- First appearance: Tarzan of the Apes
- Last appearance: Jungle Tales of Tarzan
- Created by: Edgar Rice Burroughs
- Portrayed by: Keith David (voice)

In-universe information
- Species: Mangani in novels Gorilla (Disney version)
- Gender: Male
- Spouse: Kala (book, and 1984 film)
- Relatives: Tarzan (adopted son)

= Tublat =

Tublat is a fictional ape character in Edgar Rice Burroughs's original Tarzan novel, Tarzan of the Apes and one of its sequels, Jungle Tales of Tarzan, as well as animated films, television series and other media based on them.

==History==
In the novel Tarzan of the Apes, Tublat (whose name means "Broken Nose") is a member of a tribal band of Mangani, a fictional species of great ape intermediate between gorillas and chimpanzees. In the beginning of the original novel, Tublat's mate Kala saves the infant Tarzan from the murderous fury of Kerchak, the mad leader of the ape band, after the latter kills Tarzan's human father. Kala goes on to rear the human baby as her own while protecting him against both Kerchak and Tublat. Tublat, while portrayed as a fairly passive figure in the novel, is resentful of his foster-son Tarzan, and would kill him given the chance. Tarzan, in response, taunts and teases Tublat from a safe distance. Ultimately, when Tarzan has reached his early teens, Tublat goes mad and attacks Kala. To protect Kala Tarzan fights and kills Tublat.

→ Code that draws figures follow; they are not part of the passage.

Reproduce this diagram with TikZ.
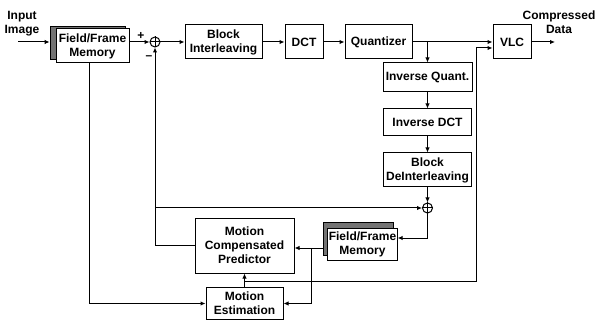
\documentclass[tikz,border=0pt]{standalone}
\usepackage{fontspec}
\setmainfont{Liberation Sans}
\usepackage{tikz}
\usetikzlibrary{arrows.meta, positioning, calc}
\tikzset{
  box/.style={rectangle, draw=black, fill=white, line width=1pt,
              inner sep=1pt, align=center,
              font=\fontsize{12}{14}\selectfont\bfseries},
  memB/.style={rectangle, draw=black, fill=black!55, line width=0.8pt},
  sumC/.style={circle, draw=black, fill=white, line width=1pt,
               minimum size=10pt, inner sep=0pt},
  conn/.style={draw=black, line width=1pt, -{Latex[length=5pt,width=4.5pt]}},
  wire/.style={draw=black, line width=1pt},
  lbl/.style={inner sep=0pt, align=center,
              font=\fontsize{12}{14}\selectfont\bfseries},
}
\begin{document}
\begin{tikzpicture}[x=1pt, y=-1pt]
    \useasboundingbox (0,0) rectangle (596,320);
    %% Forward path
    \node[lbl] (inimg) at (22,24) {Input\\Image};
    \coordinate (src) at (18,42);
    \node[memB, minimum width=75pt, minimum height=33pt] (ffm1b) at (87.5,42.5) {};
    \node[box, minimum width=73pt, minimum height=34pt] (ffm1) at (92.5,46) {Field/Frame\\Memory};
    \node[sumC] (add1) at (155,42) {};
    \node[box, minimum width=77pt, minimum height=34pt] (blk) at (223.5,42) {Block\\Interleaving};
    \node[box, minimum width=38pt, minimum height=34pt] (dct) at (304,42) {DCT};
    \node[box, minimum width=67pt, minimum height=34pt] (quant) at (378.5,42) {Quantizer};
    \node[box, minimum width=38pt, minimum height=34pt] (vlc) at (512,42) {VLC};
    \node[lbl] (outd) at (559,22) {Compressed\\Data};
    \coordinate (dst) at (555,42);
    %% Reconstruction path
    \node[box, minimum width=89pt, minimum height=29pt] (iq) at (427.5,77.5) {Inverse Quant.};
    \node[box, minimum width=88pt, minimum height=27pt] (idct) at (427.5,122.5) {Inverse DCT};
    \node[box, minimum width=88pt, minimum height=34pt] (bdi) at (427.5,170) {Block\\DeInterleaving};
    \node[sumC] (add2) at (427.5,208) {};
    \node[memB, minimum width=70pt, minimum height=33pt] (ffm2b) at (358,238.5) {};
    \node[box, minimum width=69pt, minimum height=32pt] (ffm2) at (362.5,244) {Field/Frame\\Memory};
    \node[box, minimum width=99pt, minimum height=55pt] (mcp) at (244.5,245.5) {Motion\\Compensated\\Predictor};
    \node[box, minimum width=77pt, minimum height=32pt] (me) at (244.5,303.5) {Motion\\Estimation};
    %% Plus signs in the adders
    \foreach \s in {add1,add2}{
      \draw[wire] (\s.north) -- (\s.south) (\s.west) -- (\s.east);
    }
    \node[lbl] (plus) at (141,36) {+};
    \node[lbl] (minus) at (149,58) {--};
    %% Forward connectors
    \draw[conn] (src) -- (ffm1b.west |- src);
    \draw[conn] (ffm1.east |- add1) -- (add1.west);
    \draw[conn] (add1.east) -- (blk.west);
    \draw[conn] (blk.east) -- (dct.west);
    \draw[conn] (dct.east) -- (quant.west);
    \draw[conn] (quant.east) -- (vlc.west);
    \draw[conn] (vlc.east) -- (dst);
    %% Local decoder
    \draw[conn] (quant.east -| iq.north) -- (iq.north);
    \draw[conn] (iq.south) -- (idct.north);
    \draw[conn] (idct.south) -- (bdi.north);
    \draw[conn] (bdi.south) -- (add2.north);
    \draw[conn] (add2.south) |- ([yshift=6pt]ffm2.east);
    \coordinate (fb) at (311,248);
    \draw[conn] (ffm2b.west |- fb) -- (fb -| mcp.east);
    \draw[conn] (fb) |- (me.east);
    %% Prediction feedback
    \draw[conn] (mcp.west) -| (add1.south);
    \draw[conn] (add1.south |- add2.west) -- (add2.west);
    %% Motion estimation
    \draw[conn] ([xshift=-3.5pt]ffm1.south) |- (me.west);
    \draw[conn] (me.north) -- (mcp.south);
    \coordinate (mvx) at (476,48);
    \draw[conn] ([yshift=6pt]me.north) -| (mvx) -- (mvx -| vlc.west);
  \end{tikzpicture}
\end{document}
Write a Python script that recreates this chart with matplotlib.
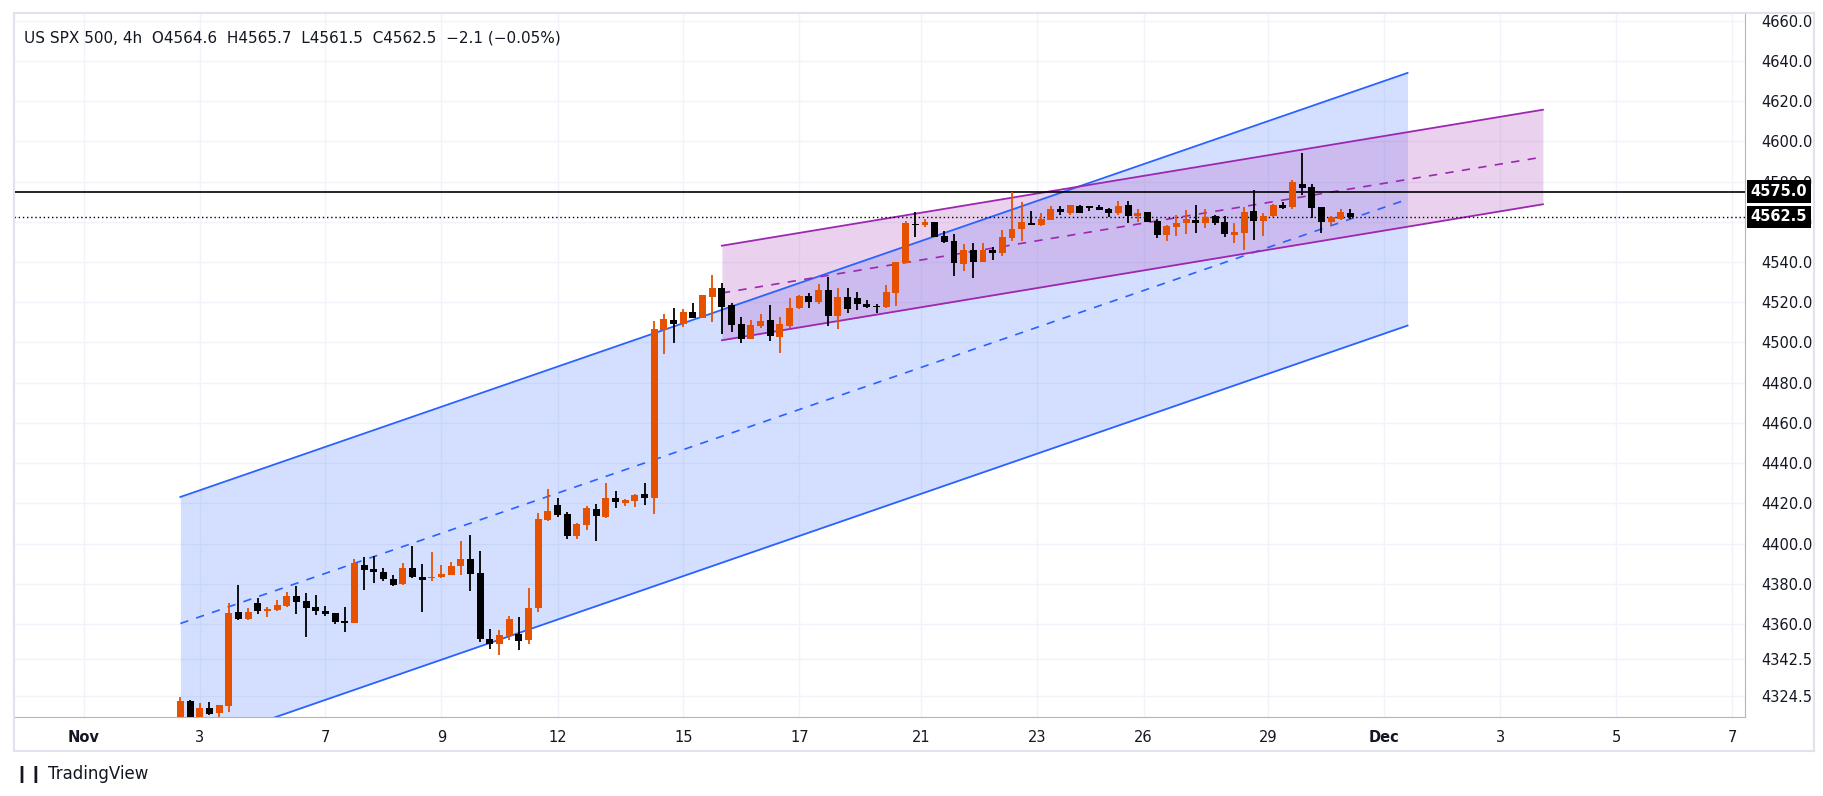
import numpy as np
import matplotlib
matplotlib.use("Agg")
from matplotlib import pyplot as plt
from matplotlib.lines import Line2D

# 4h bars, OHLC
opens = [4311.0, 4321.7, 4311.5, 4318.1, 4315.9, 4319.4, 4366.2, 4362.4, 4370.7, 4366.4,
         4367.2, 4369.0, 4374.2, 4371.7, 4368.7, 4366.7, 4365.3, 4361.4, 4360.5, 4389.5,
         4387.5, 4386.0, 4382.6, 4380.1, 4388.0, 4383.6, 4382.7, 4383.2, 4384.6, 4388.7,
         4392.5, 4385.2, 4352.5, 4350.0, 4354.1, 4355.3, 4352.1, 4367.9, 4411.8, 4419.2,
         4414.8, 4403.9, 4409.5, 4417.2, 4413.3, 4422.7, 4420.4, 4421.2, 4424.7, 4422.7,
         4506.3, 4511.3, 4509.3, 4515.2, 4512.3, 4522.7, 4527.1, 4518.7, 4509.3, 4501.9,
         4508.3, 4511.3, 4502.9, 4508.3, 4516.9, 4523.2, 4519.9, 4526.1, 4513.4, 4522.5,
         4522.0, 4519.2, 4518.2, 4517.4, 4524.8, 4539.5, 4558.8, 4558.5, 4559.8, 4552.7,
         4550.4, 4539.2, 4546.0, 4540.2, 4546.0, 4544.4, 4552.1, 4556.5, 4559.2, 4558.3,
         4561.0, 4566.2, 4564.4, 4567.9, 4567.7, 4567.2, 4566.2, 4564.4, 4568.2, 4562.9,
         4564.7, 4560.3, 4553.5, 4557.5, 4559.3, 4560.8, 4559.5, 4562.8, 4559.8, 4553.5,
         4554.5, 4565.2, 4560.5, 4562.8, 4568.2, 4567.4, 4578.9, 4577.1, 4567.2, 4559.8,
         4561.3, 4564.6]
highs = [4323.8, 4322.5, 4320.9, 4321.2, 4319.7, 4370.7, 4379.6, 4368.0, 4373.0, 4368.7,
         4372.2, 4376.1, 4379.1, 4375.6, 4374.7, 4369.0, 4365.6, 4368.7, 4392.5, 4393.5,
         4394.1, 4388.0, 4384.6, 4390.2, 4398.9, 4389.7, 4396.0, 4389.5, 4391.0, 4401.2,
         4404.4, 4396.4, 4357.7, 4357.0, 4364.0, 4363.4, 4377.7, 4415.1, 4427.1, 4422.7,
         4415.7, 4410.3, 4418.7, 4419.9, 4430.1, 4426.1, 4422.2, 4424.7, 4430.1, 4510.8,
         4514.3, 4517.2, 4516.7, 4519.7, 4523.7, 4533.6, 4529.6, 4519.7, 4512.8, 4511.3,
         4514.3, 4518.7, 4512.8, 4522.2, 4523.7, 4524.4, 4529.1, 4532.6, 4527.1, 4527.1,
         4525.1, 4521.2, 4519.2, 4528.6, 4540.0, 4560.5, 4564.8, 4561.3, 4560.1, 4555.2,
         4553.9, 4548.9, 4549.4, 4549.4, 4547.5, 4555.8, 4575.0, 4570.0, 4565.2, 4564.3,
         4567.7, 4567.7, 4568.2, 4568.4, 4567.7, 4568.2, 4567.0, 4570.2, 4570.2, 4566.2,
         4564.7, 4561.4, 4558.3, 4563.3, 4565.7, 4568.2, 4566.2, 4563.3, 4562.8, 4559.5,
         4567.2, 4575.6, 4564.3, 4568.7, 4569.7, 4580.6, 4594.4, 4578.9, 4567.2, 4562.8,
         4566.2, 4566.2]
lows = [4309.0, 4308.0, 4309.0, 4314.9, 4313.9, 4316.4, 4362.1, 4362.0, 4364.9, 4363.4,
        4366.4, 4368.7, 4364.9, 4353.5, 4364.4, 4363.8, 4360.1, 4356.0, 4360.3, 4376.8,
        4380.3, 4381.3, 4378.8, 4379.3, 4382.8, 4365.9, 4381.3, 4382.8, 4384.4, 4384.6,
        4376.3, 4351.0, 4347.8, 4344.5, 4352.0, 4347.0, 4350.0, 4366.0, 4411.5, 4413.3,
        4402.5, 4402.5, 4406.7, 4401.1, 4412.5, 4417.9, 4418.9, 4418.4, 4419.4, 4414.9,
        4494.1, 4499.6, 4507.5, 4512.0, 4512.0, 4510.3, 4504.4, 4505.3, 4499.9, 4501.5,
        4507.3, 4500.9, 4495.0, 4507.3, 4516.7, 4517.2, 4518.9, 4508.0, 4506.5, 4514.9,
        4515.9, 4517.2, 4514.9, 4517.2, 4518.2, 4539.5, 4552.5, 4557.3, 4552.5, 4549.4,
        4533.2, 4535.7, 4532.2, 4540.0, 4541.1, 4543.1, 4550.6, 4550.6, 4558.6, 4558.0,
        4560.8, 4563.4, 4563.4, 4564.4, 4565.2, 4565.9, 4562.4, 4563.4, 4559.5, 4559.8,
        4559.8, 4552.0, 4550.6, 4552.9, 4554.0, 4554.5, 4556.8, 4558.5, 4552.5, 4549.6,
        4546.1, 4551.0, 4553.0, 4562.5, 4566.2, 4566.2, 4573.3, 4561.8, 4554.5, 4558.0,
        4561.0, 4561.5]
closes = [4321.7, 4311.5, 4318.2, 4315.4, 4319.7, 4365.7, 4362.4, 4366.2, 4366.4, 4367.7,
          4369.7, 4374.2, 4370.9, 4367.9, 4366.4, 4364.9, 4361.0, 4360.6, 4390.2, 4386.9,
          4385.7, 4382.2, 4379.3, 4388.0, 4383.2, 4382.1, 4383.6, 4385.0, 4389.0, 4392.5,
          4384.7, 4352.5, 4349.9, 4354.6, 4362.6, 4351.6, 4368.2, 4412.4, 4416.2, 4414.3,
          4403.9, 4409.8, 4417.7, 4413.8, 4422.7, 4420.9, 4421.7, 4424.2, 4422.7, 4506.8,
          4511.8, 4509.3, 4515.2, 4512.3, 4523.7, 4527.1, 4517.7, 4508.8, 4501.9, 4508.8,
          4510.8, 4503.4, 4509.3, 4517.2, 4523.2, 4519.9, 4526.1, 4513.4, 4522.5, 4516.4,
          4518.9, 4517.4, 4517.4, 4525.1, 4540.0, 4559.5, 4558.5, 4559.8, 4552.5, 4550.1,
          4539.7, 4546.0, 4540.2, 4546.1, 4544.4, 4552.4, 4556.3, 4559.8, 4558.6, 4561.3,
          4566.2, 4564.9, 4568.2, 4564.4, 4566.9, 4565.9, 4564.4, 4567.7, 4562.9, 4564.4,
          4559.8, 4553.5, 4558.0, 4559.3, 4561.3, 4559.5, 4562.3, 4559.5, 4554.0, 4555.0,
          4564.7, 4560.5, 4562.8, 4568.2, 4566.7, 4579.6, 4576.6, 4566.7, 4559.8, 4562.3,
          4564.7, 4562.5]

# date ticks (bar index positions) and labels
date_ticks = [-10, 2, 15, 27, 39, 52, 64, 76.6, 88.6, 99.6, 112.5, 124.5, 136.5, 148.5, 160.5]
date_labels = ['Nov', '3', '7', '9', '12', '15', '17', '21', '23', '26', '29', 'Dec', '3', '5', '7']
price_ticks = [4324.5, 4342.5, 4360, 4380, 4400, 4420, 4440, 4460, 4480, 4500, 4520,
               4540, 4560, 4580, 4600, 4620, 4640, 4660]

# channels: (start idx, end idx, upper start, upper end, lower start, lower end)
blue_channel = [0, 126.9, 4423.2, 4634.0, 4297.4, 4508.4]
purple_channel = [56.0, 140.9, 4548.1, 4615.7, 4501.1, 4568.7]

resistance = 4575.0
last_price = 4562.5

UP = '#e65100'
DOWN = '#000000'
TXT = '#131722'

fig = plt.figure(figsize=(18.24, 7.96), dpi=100)
ax = fig.add_axes([0.0077, 0.0992, 0.949, 0.885])
ax.set_xlim(-17.2, 161.8)
ax.set_ylim(4313.8, 4664.0)

for t in price_ticks:
    ax.axhline(t, color='#f0f3fa', lw=1, zorder=0)
for t in date_ticks:
    ax.axvline(t, color='#f0f3fa', lw=1, zorder=0)


def draw_channel(ch, line_c, fill_c, fill_a):
    x0, x1, u0, u1, l0, l1 = ch
    xs = [x0, x1]
    up = [u0, u1]
    lo = [l0, l1]
    mid = [(u0 + l0) / 2, (u1 + l1) / 2]
    ax.fill_between(xs, lo, up, color=fill_c, alpha=fill_a, lw=0, zorder=1)
    ax.plot(xs, up, color=line_c, lw=1.3, zorder=2)
    ax.plot(xs, lo, color=line_c, lw=1.3, zorder=2)
    ax.plot(xs, mid, color=line_c, lw=1.2, ls=(0, (5, 5)), zorder=2)


draw_channel(blue_channel, '#2962ff', '#2962ff', 0.2)
draw_channel(purple_channel, '#9c27b0', '#ba68c8', 0.3)

ax.axhline(resistance, color='#000000', lw=1.2, zorder=3)
ax.axhline(last_price, color='#000000', lw=1, ls=(0, (1, 2)), zorder=3)

idx = np.arange(len(opens))
o = np.array(opens)
c = np.array(closes)
colors = [UP if cc >= oo else DOWN for oo, cc in zip(o, c)]
ax.vlines(idx, lows, highs, colors=colors, lw=1.3, zorder=4)
bottoms = np.minimum(o, c)
heights = np.maximum(np.abs(c - o), 0.6)
ax.bar(idx, heights, bottom=bottoms, width=0.72, color=colors, lw=0, zorder=5)

ax.yaxis.tick_right()
ax.set_yticks(price_ticks)
ax.set_yticklabels(['%.1f' % t for t in price_ticks], fontsize=10.5, color=TXT)
ax.set_xticks(date_ticks)
ax.set_xticklabels(date_labels, fontsize=10.5, color=TXT)
for lab in ax.get_xticklabels():
    if lab.get_text() in ('Nov', 'Dec'):
        lab.set_fontweight('bold')
ax.tick_params(axis='both', length=0, pad=9)
ax.tick_params(axis='y', pad=12)
for s in ['top', 'left']:
    ax.spines[s].set_visible(False)
for s in ['right', 'bottom']:
    ax.spines[s].set_color('#b2b5be')

for val in [resistance, last_price]:
    ax.annotate('%.1f' % val, xy=(1.0, val), xycoords=('axes fraction', 'data'),
                xytext=(4, 0), textcoords='offset points', ha='left', va='center',
                fontsize=10.5, fontweight='bold', color='white', zorder=10,
                bbox=dict(boxstyle='square,pad=0.25', fc='#000000', ec='none'),
                annotation_clip=False)

ax.text(0.006, 0.975, 'US SPX 500, 4h  O4564.6  H4565.7  L4561.5  C4562.5  \u22122.1 (\u22120.05%)',
        transform=ax.transAxes, ha='left', va='top', fontsize=11, color=TXT)

# outer frame of the chart widget
fig.add_artist(Line2D([0.0077, 0.9945], [0.056, 0.056], color='#e0e3eb', lw=1.5))
fig.add_artist(Line2D([0.9945, 0.9945], [0.056, 0.984], color='#e0e3eb', lw=1.5))
fig.add_artist(Line2D([0.0077, 0.9945], [0.984, 0.984], color='#e0e3eb', lw=1.5))
fig.add_artist(Line2D([0.0077, 0.0077], [0.056, 0.984], color='#e0e3eb', lw=1.5))
fig.text(0.008, 0.028, '\u2759\u2759 TradingView', fontsize=12, color=TXT, va='center')

fig.savefig('out.png', dpi=100)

Tublat also appears in Jungle Tales of Tarzan, the sixth book of the Tarzan series, which relates episodes from the ape man's youth omitted from Tarzan of the Apes. Chapter 7, "The End of Bukawai", relates episodes in which Tarzan taunts Tublat with his rope and is later almost killed when he swings so long on the rope that it frays and parts, dropping him to the ground. Tublat is glad to see Tarzan injured, though Kala runs to the boy's aid and he soon revives.

==Other versions==
The character of Tublat has also appeared in the syndicated comic strip Tarzan and in Tarzan comic books, in a portrayal essentially faithful to Burroughs's conception, generally in adaptations of the original novel.

In the 1984 movie Greystoke: The Legend of Tarzan, Lord of the Apes, Tublat is reimagined as Silverbeard, with a similarly conflicted relationship with his human foster child. He also killed Tarzan's human father after the death of his wife much like how Kerchak killed him in the original book, albeit with the change of a lack of motive for Clayton's gun, being portrayed as territorial upon noticing the man's presence once he has entered the cabin. Silverbeard is captured and taken to England as a live specimen where he is later re-encountered by Tarzan. They have a poignant reunion and Tarzan helps him escape. When Silverbeard is shot soon after, Tarzan is inconsolable.

In the 1999 Disney cartoon feature Tarzan, the Mangani are re-envisioned as gorillas, and Tublat's role as mate of Kala and foster father to Tarzan is assigned to Kerchak. The film's Kerchak is essentially a combination of the Kerchak and Tublat of the novel, though with a more benign personality than either. However, in the spin-off television series The Legend of Tarzan, Tublat himself appears as a separate and distinct character voiced by Keith David. He is one of the main antagonists in the series along with La and Samuel T. Philander. This version of Tublat is a violently aggressive, possibly even carnivorous, and a former member of Kerchak's gorilla tribe. Having been cast out of the band many years before after losing a leadership challenge to Kerchak where he tried to harm a younger Tarzan, he later seeks revenge against Tarzan. In the episode "Tarzan and the Enemy Within", Tublat takes over another gorilla family, that of Gobu, killing the group's original leader and exiling the latter into the jungle where he is almost killed by hyenas. Tarzan rescues Gobu whose family then retaliates against Tublat. In the episode, Tublat allied with Fungi the monkey (voiced by Max Casella).

In the 2013 animated film Tarzan, Tublat is a rogue gorilla who challenges Kerchak, silverback leader of a gorilla troop. Kerchak defeats him, but immediately afterwards Tublat treacherously brains the victor with a rock and takes over the troop. Kala later adopts the young Tarzan to take the place of her deceased child; the growing boy's relationship with Tublat is essentially the same as in Burroughs's original novel. Tarzan grows up to eventually challenge and banish Tublat, thus avenging Kerchak.